Qui en veut au Hezbollah ?
16 août 2013L'attaque dirigée jeudi contre le mouvement chiite libanais du Hezbollah a été revendiquée par un nouveau groupe islamiste d'obédience sunnite : les « Brigades d'Aïcha ».
Les « Brigades d'Aïcha » sont un groupe encore peu connu, qui pourrait regrouper des salafistes libanais et syriens. Courant juillet, ce mouvement avait déjà revendiqué une attaque dirigée contre le Hezbollah. En fait, les sunnites du nord du Liban se radicalisent depuis le début du conflit en Syrie. Ils ne reconnaissent pas l'autorité du chef de l'opposition libanaise, Saad Hariri, l'un des fils de l'ex-premier ministre assassiné en 2005, et qui possède les deux nationalités, libanaise et saoudienne.
Depuis plusieurs mois, les violences se multiplient en territoire libanais et des groupes, comme les « Brigades d'Aïcha » et l'engagement du Hezbollah en Syrie, au côté des troupes de Bachar el-Assad n'a pas calmé le jeu. Les autorités libanaises, elles, soupçonnent Israël de soutenir les attaques contre le Hezbollah pour faire sombrer les différentes confessions présentes au Liban dans une guerre civile.
Inimitiés profondes
Si le Hezbollah est particulièrement visé, c'est parce qu'il s'est érigé en acteur important de la politique au Liban, qui bénéficie d'appuis conséquents dans la région…et qu'il suscite de ce fait de nombreuses animosités.
La branche armée du Hezbollah, la « Résistance islamique » a été créé en 1982, en réaction à l'invasion du Liban par les troupes israéliennes. Une création soutenue à l'époque par des fonds iraniens. Mais le Hezbollah ne deviendra vraiment visible qu'au milieu des années 1980. Le Hezbollah et son chef actuel, Hassan Nasrallah, ont longtemps prôné la destruction de l'Etat Israël, et bénéficient principalement du soutien indéfectible de l'Iran et, plus en pointillés, de la Syrie, les deux grandes puissances chiites de la région et ennemies jurées de l'Etat hébreu. Israël dément pour sa part toute implication dans l'attentat de Beyrouth.

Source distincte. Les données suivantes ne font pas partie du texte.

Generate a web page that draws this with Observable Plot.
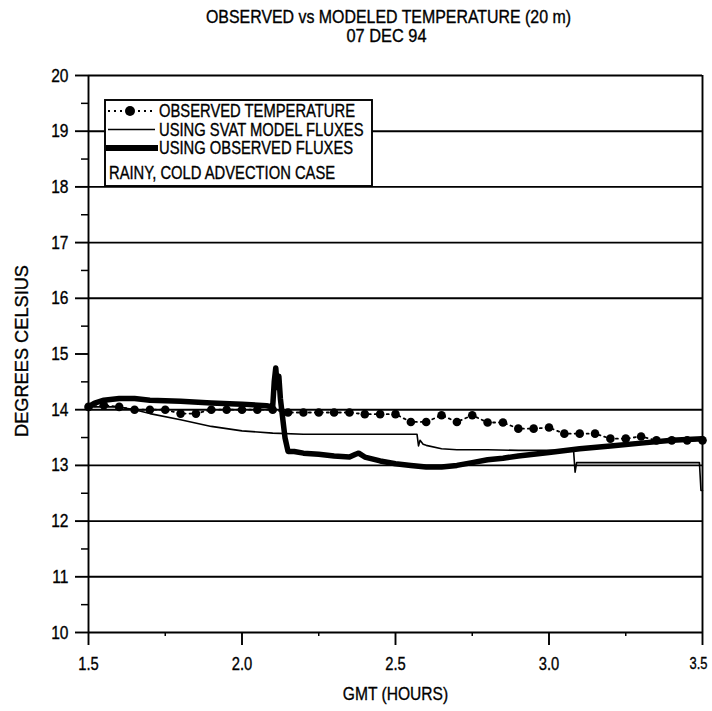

Distinguer activités militaires et politiques?
Les Etats-Unis, alliés de l'Etat hébreu, estimaient en juin 2010 que le Hezbollah était « l'une des milices les mieux armées et les plus dangereuses dans le monde », avec un effectif estimé de plusieurs milliers de combattants. L'Union européenne a décidé en juillet de placer l'aile militaire du Hezbollah sur la liste des organisations terroristes, mais les Etats européens sont divisés sur l'attitude à adopter vis-à-vis de la branche politique du mouvement, qui siège au Parlement depuis 2005.
Fin juillet 2013, l'Arabie saoudite, le Qatar, Bahrein, le Koweit, Oman et les Emirats arabes unis ont placé le Hezbollah sur leur liste noire. L'ONU ne le considère pas officiellement comme un groupe terroriste, mais appelle à son désarmement.
Cristallisation des rivalités régionales
Depuis 2009, Hassan Nasrallah a pourtant modéré son discours. Désormais, il ne revendique plus ouvertement l'établissement d'une république islamique. Mais cela n'empêche pas des combattants du Hezbollah de continuer la lutte armée. La guerre de 2006 contre Israël reste dans toutes les mémoires. Or le Hezbollah contrôle environ 10% du territoire libanais, dans le sud du pays et une reprise accrue de ses activités militaires de son armée pourrait enflammer de nouveau le Proche-Orient.
Depuis ce qu'on a appelé les « printemps arabes », les rapports de force se durcissent dans la région. Les autorités libanaises suspectent des états voisins de comploter pour semer la « fitna », c'est-à-dire la division entre les confessions représentées au Liban.